>> begin

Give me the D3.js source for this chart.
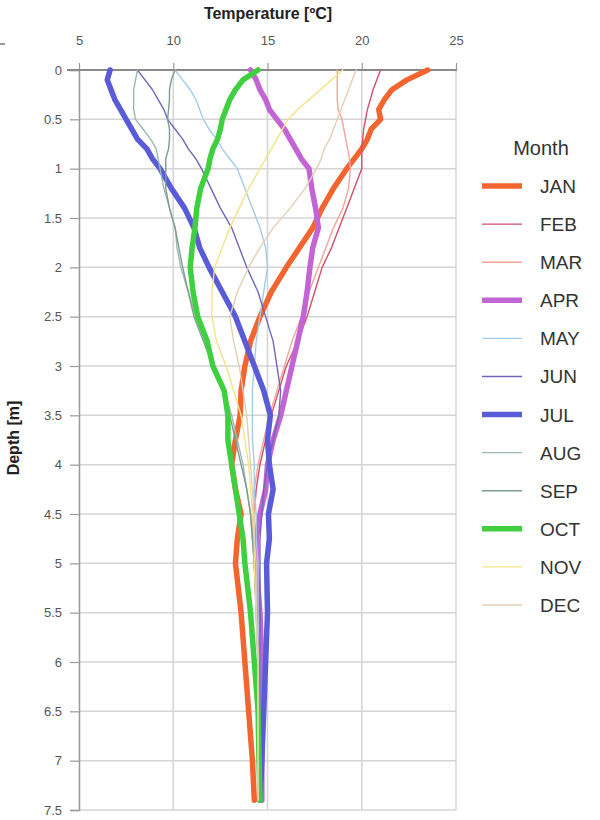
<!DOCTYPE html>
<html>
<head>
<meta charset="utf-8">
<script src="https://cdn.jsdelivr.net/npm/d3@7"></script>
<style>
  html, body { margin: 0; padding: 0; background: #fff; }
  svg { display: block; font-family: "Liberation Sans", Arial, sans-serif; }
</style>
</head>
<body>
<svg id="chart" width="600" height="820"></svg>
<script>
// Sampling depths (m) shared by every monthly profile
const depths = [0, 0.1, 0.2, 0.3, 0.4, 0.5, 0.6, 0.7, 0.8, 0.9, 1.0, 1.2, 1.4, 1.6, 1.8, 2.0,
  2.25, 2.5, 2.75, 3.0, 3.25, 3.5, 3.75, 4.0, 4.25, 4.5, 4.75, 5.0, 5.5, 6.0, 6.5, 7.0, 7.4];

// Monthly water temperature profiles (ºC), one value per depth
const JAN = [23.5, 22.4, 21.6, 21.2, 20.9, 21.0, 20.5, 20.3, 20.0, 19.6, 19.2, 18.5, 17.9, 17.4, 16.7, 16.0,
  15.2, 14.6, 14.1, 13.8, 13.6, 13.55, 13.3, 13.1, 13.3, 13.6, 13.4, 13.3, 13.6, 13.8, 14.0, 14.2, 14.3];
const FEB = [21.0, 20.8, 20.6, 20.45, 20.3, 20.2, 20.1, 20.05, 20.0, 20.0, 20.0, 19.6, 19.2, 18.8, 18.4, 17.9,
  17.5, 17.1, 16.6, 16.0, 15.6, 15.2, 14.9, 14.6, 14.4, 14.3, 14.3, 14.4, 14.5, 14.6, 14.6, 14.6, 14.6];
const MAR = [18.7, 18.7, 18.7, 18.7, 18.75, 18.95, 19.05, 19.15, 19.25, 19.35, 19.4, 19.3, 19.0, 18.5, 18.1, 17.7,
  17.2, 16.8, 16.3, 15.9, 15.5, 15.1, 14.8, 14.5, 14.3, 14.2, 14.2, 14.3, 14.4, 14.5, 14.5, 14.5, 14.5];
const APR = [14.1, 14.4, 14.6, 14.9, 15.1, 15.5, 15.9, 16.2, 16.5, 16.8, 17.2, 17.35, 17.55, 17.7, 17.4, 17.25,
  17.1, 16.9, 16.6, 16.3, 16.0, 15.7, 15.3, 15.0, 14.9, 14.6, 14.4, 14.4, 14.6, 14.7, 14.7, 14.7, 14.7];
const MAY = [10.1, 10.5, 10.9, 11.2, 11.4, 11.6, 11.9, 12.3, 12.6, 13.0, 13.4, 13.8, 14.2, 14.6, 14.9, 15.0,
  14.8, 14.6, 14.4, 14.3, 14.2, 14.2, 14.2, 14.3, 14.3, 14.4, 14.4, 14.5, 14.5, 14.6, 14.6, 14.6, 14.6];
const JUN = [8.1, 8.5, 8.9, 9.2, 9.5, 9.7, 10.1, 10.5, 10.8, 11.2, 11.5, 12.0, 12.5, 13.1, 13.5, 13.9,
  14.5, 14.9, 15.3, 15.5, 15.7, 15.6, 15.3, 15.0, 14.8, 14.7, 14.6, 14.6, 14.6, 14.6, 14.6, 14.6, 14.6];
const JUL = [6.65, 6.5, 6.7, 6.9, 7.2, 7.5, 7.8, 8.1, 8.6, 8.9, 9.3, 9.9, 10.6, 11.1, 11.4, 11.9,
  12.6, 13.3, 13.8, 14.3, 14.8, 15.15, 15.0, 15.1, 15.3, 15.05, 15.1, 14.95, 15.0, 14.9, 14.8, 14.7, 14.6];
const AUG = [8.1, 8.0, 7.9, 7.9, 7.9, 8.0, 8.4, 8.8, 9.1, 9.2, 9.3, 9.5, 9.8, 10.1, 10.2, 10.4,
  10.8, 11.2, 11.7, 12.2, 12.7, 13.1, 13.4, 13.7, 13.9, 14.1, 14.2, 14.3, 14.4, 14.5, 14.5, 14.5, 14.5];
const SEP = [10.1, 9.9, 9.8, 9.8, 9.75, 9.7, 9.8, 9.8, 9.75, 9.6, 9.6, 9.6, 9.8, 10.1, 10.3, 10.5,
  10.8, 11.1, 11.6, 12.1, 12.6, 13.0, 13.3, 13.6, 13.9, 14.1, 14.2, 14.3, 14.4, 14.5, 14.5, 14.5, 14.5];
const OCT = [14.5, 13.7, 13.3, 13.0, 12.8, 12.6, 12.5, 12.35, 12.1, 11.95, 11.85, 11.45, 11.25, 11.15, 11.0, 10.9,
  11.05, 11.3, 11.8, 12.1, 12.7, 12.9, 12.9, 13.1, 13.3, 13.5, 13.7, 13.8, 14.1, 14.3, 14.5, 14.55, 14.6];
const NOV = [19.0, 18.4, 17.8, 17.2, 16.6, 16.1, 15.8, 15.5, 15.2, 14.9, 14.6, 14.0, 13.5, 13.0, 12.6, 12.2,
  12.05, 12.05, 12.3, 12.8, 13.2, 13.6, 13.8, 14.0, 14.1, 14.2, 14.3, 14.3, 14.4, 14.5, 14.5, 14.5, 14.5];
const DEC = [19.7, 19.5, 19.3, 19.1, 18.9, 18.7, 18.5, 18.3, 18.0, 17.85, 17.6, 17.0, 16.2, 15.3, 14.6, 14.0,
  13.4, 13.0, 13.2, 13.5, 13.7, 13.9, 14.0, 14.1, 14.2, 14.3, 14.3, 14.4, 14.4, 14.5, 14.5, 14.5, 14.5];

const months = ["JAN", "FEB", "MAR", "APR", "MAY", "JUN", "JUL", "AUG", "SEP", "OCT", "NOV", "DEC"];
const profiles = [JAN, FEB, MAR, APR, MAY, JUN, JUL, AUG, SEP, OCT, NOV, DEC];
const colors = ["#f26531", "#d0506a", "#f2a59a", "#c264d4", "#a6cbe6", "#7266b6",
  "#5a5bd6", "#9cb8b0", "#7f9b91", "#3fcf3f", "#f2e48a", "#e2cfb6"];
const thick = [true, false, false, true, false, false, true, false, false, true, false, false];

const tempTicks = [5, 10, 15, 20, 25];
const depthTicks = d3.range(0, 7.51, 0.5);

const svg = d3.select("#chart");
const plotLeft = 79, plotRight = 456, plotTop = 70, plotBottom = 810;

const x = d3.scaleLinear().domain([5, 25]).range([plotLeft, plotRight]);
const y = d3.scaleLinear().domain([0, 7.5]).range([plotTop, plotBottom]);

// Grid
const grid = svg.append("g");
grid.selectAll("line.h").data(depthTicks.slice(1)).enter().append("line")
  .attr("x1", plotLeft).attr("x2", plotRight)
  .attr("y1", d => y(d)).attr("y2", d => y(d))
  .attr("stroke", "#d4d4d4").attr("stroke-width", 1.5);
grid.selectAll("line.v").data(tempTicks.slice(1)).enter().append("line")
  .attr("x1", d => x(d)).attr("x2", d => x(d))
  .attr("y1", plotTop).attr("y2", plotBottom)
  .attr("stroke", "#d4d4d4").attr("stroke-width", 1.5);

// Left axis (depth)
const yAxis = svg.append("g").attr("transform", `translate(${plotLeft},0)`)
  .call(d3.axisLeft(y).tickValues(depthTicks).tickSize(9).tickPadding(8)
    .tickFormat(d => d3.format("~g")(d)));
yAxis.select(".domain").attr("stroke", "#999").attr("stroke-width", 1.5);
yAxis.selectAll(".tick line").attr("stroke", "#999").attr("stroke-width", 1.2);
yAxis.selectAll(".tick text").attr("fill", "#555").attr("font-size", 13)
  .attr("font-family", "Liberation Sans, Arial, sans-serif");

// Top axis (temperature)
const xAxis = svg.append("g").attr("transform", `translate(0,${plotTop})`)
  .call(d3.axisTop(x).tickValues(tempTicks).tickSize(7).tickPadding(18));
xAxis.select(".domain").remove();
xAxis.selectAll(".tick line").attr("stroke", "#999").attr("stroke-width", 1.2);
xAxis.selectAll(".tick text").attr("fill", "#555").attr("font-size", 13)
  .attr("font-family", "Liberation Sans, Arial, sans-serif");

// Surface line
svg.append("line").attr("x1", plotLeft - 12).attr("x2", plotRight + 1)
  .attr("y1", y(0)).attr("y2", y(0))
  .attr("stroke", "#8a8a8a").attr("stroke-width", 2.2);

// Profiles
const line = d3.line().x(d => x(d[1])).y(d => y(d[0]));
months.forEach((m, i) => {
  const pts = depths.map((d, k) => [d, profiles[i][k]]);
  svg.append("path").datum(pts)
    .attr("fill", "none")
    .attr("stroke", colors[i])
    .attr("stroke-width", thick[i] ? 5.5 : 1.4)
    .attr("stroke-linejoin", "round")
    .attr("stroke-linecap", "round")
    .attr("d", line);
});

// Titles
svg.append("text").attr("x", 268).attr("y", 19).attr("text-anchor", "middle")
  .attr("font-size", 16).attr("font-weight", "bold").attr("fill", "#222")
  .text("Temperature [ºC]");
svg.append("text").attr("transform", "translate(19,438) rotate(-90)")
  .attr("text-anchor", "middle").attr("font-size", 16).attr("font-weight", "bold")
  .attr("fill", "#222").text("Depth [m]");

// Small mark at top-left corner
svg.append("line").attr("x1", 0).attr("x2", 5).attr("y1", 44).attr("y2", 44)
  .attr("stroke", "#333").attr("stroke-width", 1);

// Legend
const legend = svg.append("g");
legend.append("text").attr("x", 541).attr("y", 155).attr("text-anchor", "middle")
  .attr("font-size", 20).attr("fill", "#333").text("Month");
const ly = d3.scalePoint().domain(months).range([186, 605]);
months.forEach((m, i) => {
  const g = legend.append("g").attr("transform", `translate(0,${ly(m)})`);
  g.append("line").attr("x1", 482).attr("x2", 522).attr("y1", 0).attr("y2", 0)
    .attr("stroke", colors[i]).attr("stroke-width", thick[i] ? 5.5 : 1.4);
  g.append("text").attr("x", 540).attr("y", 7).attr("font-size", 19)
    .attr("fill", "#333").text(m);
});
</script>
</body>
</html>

>> end

Output exactly the span of lines from the top of the listing through the line holding "6.5, 7.0, 7.4];", and leave every picture out.

Give me the D3.js source for this chart.
<!DOCTYPE html>
<html>
<head>
<meta charset="utf-8">
<script src="https://cdn.jsdelivr.net/npm/d3@7"></script>
<style>
  html, body { margin: 0; padding: 0; background: #fff; }
  svg { display: block; font-family: "Liberation Sans", Arial, sans-serif; }
</style>
</head>
<body>
<svg id="chart" width="600" height="820"></svg>
<script>
// Sampling depths (m) shared by every monthly profile
const depths = [0, 0.1, 0.2, 0.3, 0.4, 0.5, 0.6, 0.7, 0.8, 0.9, 1.0, 1.2, 1.4, 1.6, 1.8, 2.0,
  2.25, 2.5, 2.75, 3.0, 3.25, 3.5, 3.75, 4.0, 4.25, 4.5, 4.75, 5.0, 5.5, 6.0, 6.5, 7.0, 7.4];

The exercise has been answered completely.